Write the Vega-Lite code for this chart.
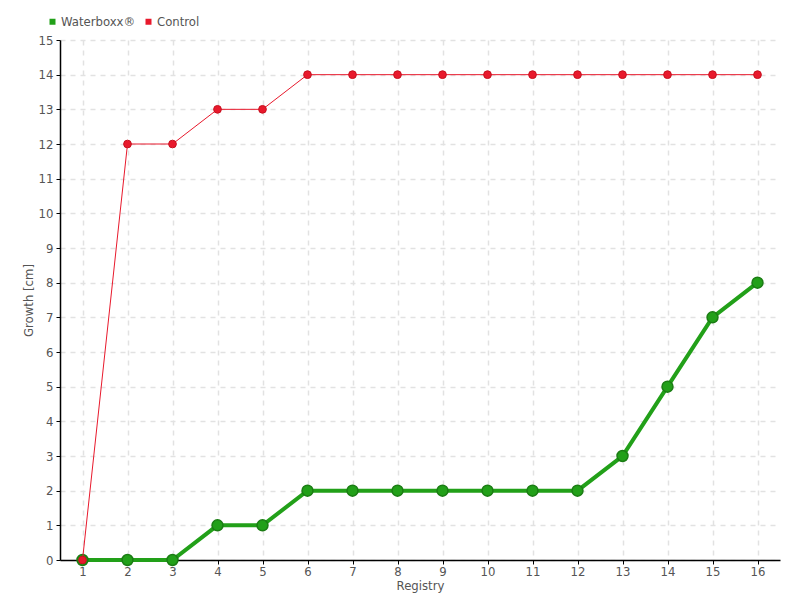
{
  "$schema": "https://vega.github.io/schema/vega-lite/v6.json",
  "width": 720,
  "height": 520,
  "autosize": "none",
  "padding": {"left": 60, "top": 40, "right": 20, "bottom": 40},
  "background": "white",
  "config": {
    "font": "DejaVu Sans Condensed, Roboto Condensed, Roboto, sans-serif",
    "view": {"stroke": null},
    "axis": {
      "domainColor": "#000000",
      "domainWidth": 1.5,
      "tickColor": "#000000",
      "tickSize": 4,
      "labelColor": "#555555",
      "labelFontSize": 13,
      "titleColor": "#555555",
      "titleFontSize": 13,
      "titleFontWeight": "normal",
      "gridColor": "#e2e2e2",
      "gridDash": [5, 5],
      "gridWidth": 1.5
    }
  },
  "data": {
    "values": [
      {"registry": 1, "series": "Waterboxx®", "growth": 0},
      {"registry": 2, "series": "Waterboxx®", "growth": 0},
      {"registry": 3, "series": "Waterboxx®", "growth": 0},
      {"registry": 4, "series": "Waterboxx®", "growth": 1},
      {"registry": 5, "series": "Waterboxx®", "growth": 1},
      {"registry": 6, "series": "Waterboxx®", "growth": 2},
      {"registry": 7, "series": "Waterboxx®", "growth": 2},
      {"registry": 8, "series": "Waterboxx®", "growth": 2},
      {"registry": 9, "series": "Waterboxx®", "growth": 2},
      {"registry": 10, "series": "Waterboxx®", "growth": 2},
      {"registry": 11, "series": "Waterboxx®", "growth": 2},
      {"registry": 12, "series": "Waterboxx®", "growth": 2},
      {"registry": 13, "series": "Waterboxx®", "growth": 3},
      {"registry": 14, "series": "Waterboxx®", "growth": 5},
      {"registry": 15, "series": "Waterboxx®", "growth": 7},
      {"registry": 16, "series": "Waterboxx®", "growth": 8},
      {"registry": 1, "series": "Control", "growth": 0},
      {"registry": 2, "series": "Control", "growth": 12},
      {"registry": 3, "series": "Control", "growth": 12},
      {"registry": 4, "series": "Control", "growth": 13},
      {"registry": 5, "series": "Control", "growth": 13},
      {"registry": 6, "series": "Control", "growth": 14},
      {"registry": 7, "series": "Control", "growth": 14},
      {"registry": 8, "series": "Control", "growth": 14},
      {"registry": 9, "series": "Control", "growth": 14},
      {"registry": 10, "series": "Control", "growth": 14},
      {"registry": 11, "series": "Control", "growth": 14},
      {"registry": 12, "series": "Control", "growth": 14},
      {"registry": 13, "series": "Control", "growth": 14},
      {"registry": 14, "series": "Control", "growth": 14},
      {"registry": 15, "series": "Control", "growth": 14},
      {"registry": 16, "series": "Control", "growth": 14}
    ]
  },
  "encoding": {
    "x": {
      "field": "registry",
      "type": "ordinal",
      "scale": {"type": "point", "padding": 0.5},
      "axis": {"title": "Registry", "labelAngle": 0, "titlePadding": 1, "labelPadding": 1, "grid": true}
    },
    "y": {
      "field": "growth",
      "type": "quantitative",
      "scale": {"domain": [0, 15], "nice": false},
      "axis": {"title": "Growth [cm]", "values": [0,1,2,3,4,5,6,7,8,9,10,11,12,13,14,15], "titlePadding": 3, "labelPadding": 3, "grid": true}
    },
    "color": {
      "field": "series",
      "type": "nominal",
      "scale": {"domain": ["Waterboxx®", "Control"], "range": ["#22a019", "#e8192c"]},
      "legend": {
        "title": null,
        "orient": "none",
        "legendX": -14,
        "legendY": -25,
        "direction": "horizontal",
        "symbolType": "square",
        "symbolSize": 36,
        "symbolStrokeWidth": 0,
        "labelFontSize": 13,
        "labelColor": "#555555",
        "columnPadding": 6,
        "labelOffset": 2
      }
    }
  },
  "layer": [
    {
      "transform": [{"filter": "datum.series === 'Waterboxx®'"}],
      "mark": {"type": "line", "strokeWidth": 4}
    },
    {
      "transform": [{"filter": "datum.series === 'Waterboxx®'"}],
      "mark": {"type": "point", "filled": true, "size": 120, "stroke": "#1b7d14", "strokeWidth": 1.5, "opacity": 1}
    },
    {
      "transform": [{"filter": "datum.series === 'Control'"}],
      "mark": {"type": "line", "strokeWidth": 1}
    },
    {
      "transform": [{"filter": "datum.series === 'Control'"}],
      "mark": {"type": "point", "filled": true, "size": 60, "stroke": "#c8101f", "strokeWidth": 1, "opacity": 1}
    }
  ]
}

WRITTEN PROBLEM
Drop the images and repeat the data exactly.

FULL OUTPUT
Write the Vega-Lite code for this chart.
{
  "$schema": "https://vega.github.io/schema/vega-lite/v6.json",
  "width": 720,
  "height": 520,
  "autosize": "none",
  "padding": {"left": 60, "top": 40, "right": 20, "bottom": 40},
  "background": "white",
  "config": {
    "font": "DejaVu Sans Condensed, Roboto Condensed, Roboto, sans-serif",
    "view": {"stroke": null},
    "axis": {
      "domainColor": "#000000",
      "domainWidth": 1.5,
      "tickColor": "#000000",
      "tickSize": 4,
      "labelColor": "#555555",
      "labelFontSize": 13,
      "titleColor": "#555555",
      "titleFontSize": 13,
      "titleFontWeight": "normal",
      "gridColor": "#e2e2e2",
      "gridDash": [5, 5],
      "gridWidth": 1.5
    }
  },
  "data": {
    "values": [
      {"registry": 1, "series": "Waterboxx®", "growth": 0},
      {"registry": 2, "series": "Waterboxx®", "growth": 0},
      {"registry": 3, "series": "Waterboxx®", "growth": 0},
      {"registry": 4, "series": "Waterboxx®", "growth": 1},
      {"registry": 5, "series": "Waterboxx®", "growth": 1},
      {"registry": 6, "series": "Waterboxx®", "growth": 2},
      {"registry": 7, "series": "Waterboxx®", "growth": 2},
      {"registry": 8, "series": "Waterboxx®", "growth": 2},
      {"registry": 9, "series": "Waterboxx®", "growth": 2},
      {"registry": 10, "series": "Waterboxx®", "growth": 2},
      {"registry": 11, "series": "Waterboxx®", "growth": 2},
      {"registry": 12, "series": "Waterboxx®", "growth": 2},
      {"registry": 13, "series": "Waterboxx®", "growth": 3},
      {"registry": 14, "series": "Waterboxx®", "growth": 5},
      {"registry": 15, "series": "Waterboxx®", "growth": 7},
      {"registry": 16, "series": "Waterboxx®", "growth": 8},
      {"registry": 1, "series": "Control", "growth": 0},
      {"registry": 2, "series": "Control", "growth": 12},
      {"registry": 3, "series": "Control", "growth": 12},
      {"registry": 4, "series": "Control", "growth": 13},
      {"registry": 5, "series": "Control", "growth": 13},
      {"registry": 6, "series": "Control", "growth": 14},
      {"registry": 7, "series": "Control", "growth": 14},
      {"registry": 8, "series": "Control", "growth": 14},
      {"registry": 9, "series": "Control", "growth": 14},
      {"registry": 10, "series": "Control", "growth": 14},
      {"registry": 11, "series": "Control", "growth": 14},
      {"registry": 12, "series": "Control", "growth": 14},
      {"registry": 13, "series": "Control", "growth": 14},
      {"registry": 14, "series": "Control", "growth": 14},
      {"registry": 15, "series": "Control", "growth": 14},
      {"registry": 16, "series": "Control", "growth": 14}
    ]
  },
  "encoding": {
    "x": {
      "field": "registry",
      "type": "ordinal",
      "scale": {"type": "point", "padding": 0.5},
      "axis": {"title": "Registry", "labelAngle": 0, "titlePadding": 1, "labelPadding": 1, "grid": true}
    },
    "y": {
      "field": "growth",
      "type": "quantitative",
      "scale": {"domain": [0, 15], "nice": false},
      "axis": {"title": "Growth [cm]", "values": [0,1,2,3,4,5,6,7,8,9,10,11,12,13,14,15], "titlePadding": 3, "labelPadding": 3, "grid": true}
    },
    "color": {
      "field": "series",
      "type": "nominal",
      "scale": {"domain": ["Waterboxx®", "Control"], "range": ["#22a019", "#e8192c"]},
      "legend": {
        "title": null,
        "orient": "none",
        "legendX": -14,
        "legendY": -25,
        "direction": "horizontal",
        "symbolType": "square",
        "symbolSize": 36,
        "symbolStrokeWidth": 0,
        "labelFontSize": 13,
        "labelColor": "#555555",
        "columnPadding": 6,
        "labelOffset": 2
      }
    }
  },
  "layer": [
    {
      "transform": [{"filter": "datum.series === 'Waterboxx®'"}],
      "mark": {"type": "line", "strokeWidth": 4}
    },
    {
      "transform": [{"filter": "datum.series === 'Waterboxx®'"}],
      "mark": {"type": "point", "filled": true, "size": 120, "stroke": "#1b7d14", "strokeWidth": 1.5, "opacity": 1}
    },
    {
      "transform": [{"filter": "datum.series === 'Control'"}],
      "mark": {"type": "line", "strokeWidth": 1}
    },
    {
      "transform": [{"filter": "datum.series === 'Control'"}],
      "mark": {"type": "point", "filled": true, "size": 60, "stroke": "#c8101f", "strokeWidth": 1, "opacity": 1}
    }
  ]
}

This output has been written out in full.